A fun holiday project to try for anyone looking to catch Santa on Christmas!

### Required Materials

#### Tools:

Here are some other tutotials that may be helpful while completing this project.

## Assembly

With this set up, you can try to catch Santa coming down the chimney, but even if he’s clever enough to get past motion sensor without being detected, you can catch him when he goes to drink the milk left out for him.

Click image for a larger view.

The circuit works as follows:

• The LED is connected from ground to 5V through a resistor so it will be lit when there is power.
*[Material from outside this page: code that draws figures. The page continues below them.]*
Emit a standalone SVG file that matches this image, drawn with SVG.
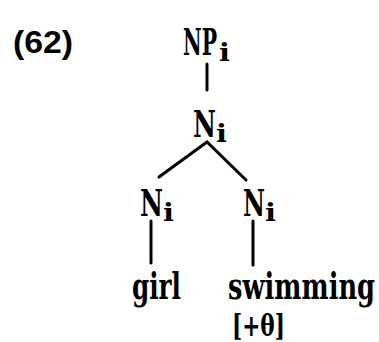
<svg xmlns="http://www.w3.org/2000/svg" width="379" height="342" viewBox="0 0 379 342">
  <style>
    .lbl { font-family: "DejaVu Serif", "Liberation Serif", serif; font-weight: bold; font-size: 37px; fill: #000; }
    .sub { font-family: "DejaVu Serif", "Liberation Serif", serif; font-weight: bold; font-size: 24px; fill: #000; }
    .num { font-family: "Liberation Sans", "DejaVu Sans", sans-serif; font-weight: bold; font-size: 31px; fill: #000; }
    .edge { stroke: #000; stroke-width: 3; fill: none; stroke-linecap: round; stroke-linejoin: miter; }
  </style>
  <rect width="379" height="342" fill="#fff"/>
  <text class="num" x="13" y="53" textLength="60" lengthAdjust="spacingAndGlyphs">(62)</text>

  <g id="connectors">
    <line class="edge" x1="207" y1="64" x2="207" y2="90"/>
    <polyline class="edge" points="159,177 207,142 246,180"/>
    <line class="edge" x1="151" y1="221" x2="151" y2="263"/>
    <line class="edge" x1="253" y1="221" x2="253" y2="265"/>
  </g>

  <g id="np">
    <text class="lbl" x="183" y="55" textLength="34" lengthAdjust="spacingAndGlyphs">NP</text>
    <text class="sub" x="219" y="61" textLength="11" lengthAdjust="spacingAndGlyphs">i</text>
  </g>
  <g id="n-top">
    <text class="lbl" x="193" y="137" textLength="23" lengthAdjust="spacingAndGlyphs">N</text>
    <text class="sub" x="216" y="142" textLength="11" lengthAdjust="spacingAndGlyphs">i</text>
  </g>
  <g id="n-left">
    <text class="lbl" x="140" y="216" textLength="23" lengthAdjust="spacingAndGlyphs">N</text>
    <text class="sub" x="163" y="221" textLength="11" lengthAdjust="spacingAndGlyphs">i</text>
  </g>
  <g id="n-right">
    <text class="lbl" x="243" y="216" textLength="22" lengthAdjust="spacingAndGlyphs">N</text>
    <text class="sub" x="265" y="221" textLength="11" lengthAdjust="spacingAndGlyphs">i</text>
  </g>
  <g id="girl">
    <text class="lbl" x="132" y="299" textLength="49" lengthAdjust="spacingAndGlyphs">girl</text>
  </g>
  <g id="swimming">
    <text class="lbl" x="228" y="299" textLength="147" lengthAdjust="spacingAndGlyphs">swimming</text>
    <text class="lbl" x="232" y="336" textLength="53" lengthAdjust="spacingAndGlyphs" style="font-size:29px">[+θ]</text>
  </g>
</svg>
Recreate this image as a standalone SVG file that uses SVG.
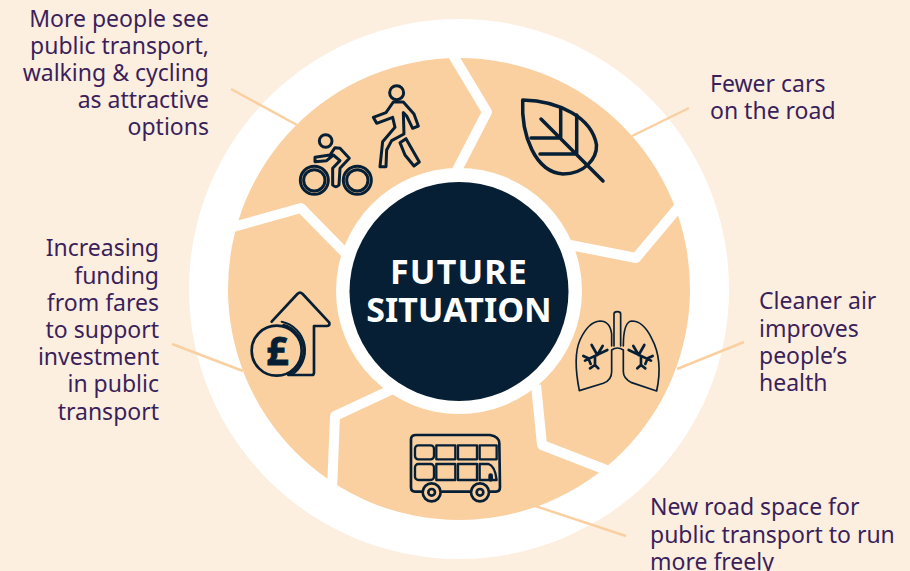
<svg xmlns="http://www.w3.org/2000/svg" width="910" height="571" viewBox="0 0 910 571">
<style>
text{font-family:"Noto Sans","Liberation Sans",sans-serif}
.l{font-size:23px;fill:#3b1f5b}
.e{text-anchor:end}
.sep{fill:none;stroke:#fff;stroke-width:10;stroke-linejoin:round}
.lead{fill:none;stroke:#fad0a0;stroke-width:2.5}
.ic{fill:none;stroke:#061f34;stroke-linejoin:round;stroke-linecap:round}
.t{font-size:34px;font-weight:700;fill:#fff;text-anchor:middle}
</style>
<rect width="910" height="571" fill="#fcefe0"/>
<g id="ring">
<circle cx="459" cy="289" r="270" fill="#fff"/>
<circle cx="459" cy="289" r="231" fill="#fad0a0"/>
</g>
<g id="connectors">
<path class="sep" d="M451 52L487 112L456 172"/>
<path class="sep" d="M682 203L636 258L565 244"/>
<path class="sep" d="M536 385L542 445L614 473"/>
<path class="sep" d="M395 388L335 416L332 490"/>
<path class="sep" d="M226 229L301 208L350 258"/>
<path class="lead" d="M231 89L297 125"/>
<path class="lead" d="M689 108L632 136"/>
<path class="lead" d="M744 342L677 369"/>
<path class="lead" d="M626 536L535 506"/>
<path class="lead" d="M172 344L243 371"/>
</g>
<g id="hub">
<circle cx="459" cy="291" r="123" fill="#fff"/>
<circle cx="459" cy="291.500" r="109.500" fill="#061f34"/>
<text class="t" x="459" y="284" letter-spacing="1.200">FUTURE</text>
<text class="t" x="459" y="322">SITUATION</text>
</g>
<g id="node-active-travel">
<text class="l e" x="209" y="27">More people see</text>
<text class="l e" x="209" y="54">public transport,</text>
<text class="l e" x="209" y="81">walking &amp; cycling</text>
<text class="l e" x="209" y="108">as attractive</text>
<text class="l e" x="209" y="135">options</text>
<g class="ic" transform="translate(230 40) scale(.3333)" stroke-width="9">
<circle cx="500" cy="158" r="21"/>
<path d="M490 186L520 186L552 222L565 258L548 265L530 228L520 218L522 282L485 302L470 330L468 380L450 380L458 305L495 262L488 232L440 250L430 232L468 218Z"/>
<path d="M510 308L528 296L568 366L552 378L525 345Z"/>
<circle cx="287" cy="303" r="19"/>
<circle cx="253" cy="421" r="42"/><circle cx="253" cy="421" r="32"/>
<circle cx="382" cy="421" r="42"/><circle cx="382" cy="421" r="32"/>
<path d="M255 352L300 345L315 323L330 325L358 355L330 385L327 435Q318 445 308 435L308 385L330 362L310 345L290 362L255 365Z"/>
</g>
</g>
<g id="node-fewer-cars">
<text class="l" x="710" y="92">Fewer cars</text>
<text class="l" x="710" y="119">on the road</text>
<g class="ic" stroke-width="3.500">
<path d="M522.700 100C560 101 592 118 596.500 145C597 158 585 174 563 174C535 172 521 135 522.700 100Z"/>
<path d="M541 119L603 181M560.700 108V138H531M576.700 115V154H540"/>
</g>
</g>
<g id="node-clean-air">
<text class="l" x="759" y="309">Cleaner air</text>
<text class="l" x="759" y="337">improves</text>
<text class="l" x="759" y="364">people’s</text>
<text class="l" x="759" y="391">health</text>
<g class="ic" transform="translate(520 240) scale(.3333)">
<g stroke-width="5">
<path d="M282 318V222Q282 215 292 215Q302 215 302 222V318"/>
<path d="M275 318V282Q270 243 240 243Q205 245 180 300Q158 350 178 452L250 430Q275 420 275 395V330Q292 318 310 330V395Q310 415 335 428L410 453Q430 360 395 295Q370 243 335 243Q310 245 310 318"/>
</g>
<g stroke-width="8">
<path d="M262 330L195 362M232 345L215 315M232 345L248 318M205 355L190 348M205 355L212 372M225 350V375M225 375L210 385M225 375L235 385"/>
<path d="M326 330L393 362M356 345L373 315M356 345L340 318M383 355L398 348M383 355L376 372M363 350V375M363 375L352 385M363 375L376 385"/>
</g>
</g>
</g>
<g id="node-road-space">
<text class="l" x="650" y="515">New road space for</text>
<text class="l" x="650" y="543">public transport to run</text>
<text class="l" x="650" y="570">more freely</text>
<g class="ic" transform="translate(320 380) scale(.3333)" stroke-width="8">
<path d="M305 335H285Q273 335 273 322V178Q273 165 288 165H510Q538 170 538 190L540 322Q540 335 528 335H508M367 335H450"/>
<circle cx="335" cy="337" r="27"/><circle cx="335" cy="337" r="10"/>
<circle cx="480" cy="337" r="27"/><circle cx="480" cy="337" r="10"/>
<g stroke-width="7">
<rect x="285" y="196" width="57" height="42" rx="10"/>
<rect x="349" y="196" width="57" height="42"/>
<rect x="414" y="196" width="57" height="42"/>
<rect x="479" y="196" width="51" height="42"/>
<rect x="285" y="252" width="57" height="48" rx="10"/>
<rect x="349" y="252" width="57" height="48"/>
<rect x="414" y="252" width="57" height="48"/>
<path d="M479 252H505Q525 258 530 300H479Z"/>
</g>
<path d="M512 298V287" stroke-width="14"/>
</g>
</g>
<g id="node-funding">
<text class="l e" x="159" y="256">Increasing</text>
<text class="l e" x="159" y="284">funding</text>
<text class="l e" x="159" y="311">from fares</text>
<text class="l e" x="159" y="338">to support</text>
<text class="l e" x="159" y="365">investment</text>
<text class="l e" x="159" y="392">in public</text>
<text class="l e" x="159" y="420">transport</text>
<g class="ic" transform="translate(220 220) scale(.3333)" stroke-width="8">
<circle cx="170" cy="392" r="75"/>
<g stroke-width="6">
<path d="M185 305A88 88 0 0 1 215 465"/>
<path d="M190 314A80 80 0 0 1 205 464"/>
</g>
<path d="M155 305L232 222Q240 214 248 222L328 308Q330 318 320 318H282V458Q282 465 275 465H205"/>
</g>
<text x="277.500" y="365" font-size="39" font-weight="700" fill="#061f34" stroke="#061f34" stroke-width=".8" text-anchor="middle">£</text>
</g>
</svg>
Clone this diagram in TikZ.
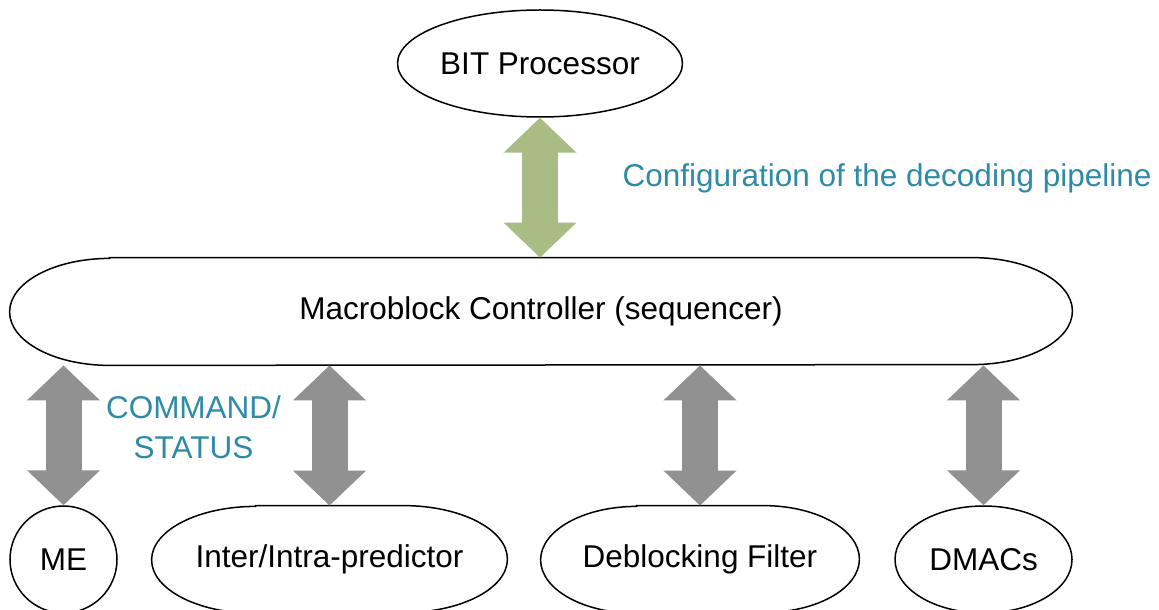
\documentclass[tikz,border=0pt]{standalone}
\usepackage{fontspec}
\setmainfont{Liberation Sans}
\usetikzlibrary{arrows.meta,shapes.geometric}

\definecolor{cfggreen}{RGB}{169,188,132}
\definecolor{cmdgray}{RGB}{145,145,145}
\definecolor{labelteal}{RGB}{46,139,165}

\tikzset{
  unit/.style={ellipse, draw, line width=0.75pt, inner sep=0pt, minimum height=53.5pt},
  pill/.style={rectangle, inner sep=0pt, minimum height=53.5pt},
  bus/.style={line width=18pt, {Triangle[width=35.5pt,length=17.5pt]}-{Triangle[width=35.5pt,length=17.5pt]}},
  note/.style={text=labelteal, align=center}
}

\begin{document}
\begin{tikzpicture}[x=0.5pt, y=-0.5pt, font=\fontsize{15.75}{20}\selectfont]
    \clip (0,0) rectangle (1159,609);
    % processor and controller
    \node[unit, minimum width=142.5pt] (bit) at (540,63.5) {BIT Processor};
    \node[pill, minimum width=531pt] (mbc) at (541,311.5) {Macroblock Controller (sequencer)};
    % units below the controller
    \node[unit, minimum width=53.5pt] (me) at (63.5,559.5) {ME};
    \node[pill, minimum width=177.5pt] (pred) at (329.5,559.5) {Inter/Intra-predictor};
    \node[pill, minimum width=159pt] (dbf) at (700,559.5) {Deblocking Filter};
    \node[unit, minimum width=88.5pt] (dma) at (983.5,559.5) {DMACs};
    % outlines of the long nodes
    \foreach \n/\r in {mbc/50pt, pred/52pt, dbf/48pt}
        \draw[line width=0.75pt] ([xshift=\r]\n.north west) -- ([xshift=-\r]\n.north east)
            arc[start angle=90, end angle=-90, x radius=\r, y radius=26.75pt]
            -- ([xshift=\r]\n.south west)
            arc[start angle=270, end angle=90, x radius=\r, y radius=26.75pt] -- cycle;
    % connectors
    \draw[bus, cfggreen] (bit.south) -- (bit.south |- mbc.north);
    \foreach \n in {me, pred, dbf, dma}
        \draw[bus, cmdgray] (\n.north |- mbc.south) -- (\n.north);
    % labels
    \node[note] (cfg) at (887,178) {Configuration of the decoding pipeline};
    \node[note] (cmd) at (193.5,427) {COMMAND/\\STATUS};
\end{tikzpicture}
\end{document}
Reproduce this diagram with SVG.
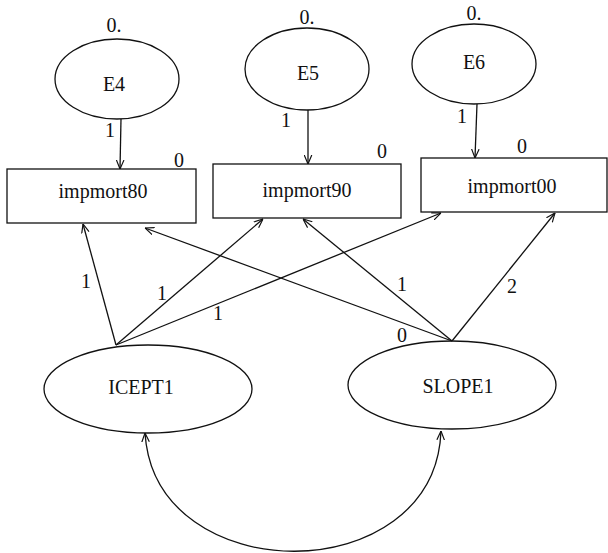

This functions as an “ON” indicator, should the circuitry be far away from the RedBoard.
• The motion sensor has an alarm pin that goes LOW when it detects motion, so we can check that by hooking it up to the RedBoard and using a resistor to pull it to HIGH (or 5V) when it isn’t detecting motion.
• The tilt sensor acts like a closed circuit when it is upright. However, it acts like an open circuit if it is tilted past 15 degrees. This means that we can set up a circuit with two resistors and hook it up to the RedBoard so that when the tilt sensor is upright, the RedBoard pin will read HIGH (or 5V), and, when it is tilted, the RedBoard pin will read LOW (0V or Ground).
• All that is left is to hook up the buzzer, which just needs to go from ground to an output pin from the RedBoard, where the RedBoard can give it power. In this fritzing diagram, it’s set up with a resistor, but that isn’t needed unless you want the buzzer to be quieter. The bigger the resister you put in series with the buzzer, the less noise the buzzer will make.

## Code

With some programing to the RedBoard, which can be programmed with Arduino IDE, we can program the buzzer to play a song when motion or the cup tilting is detected. Upload the following code to your RedBoard.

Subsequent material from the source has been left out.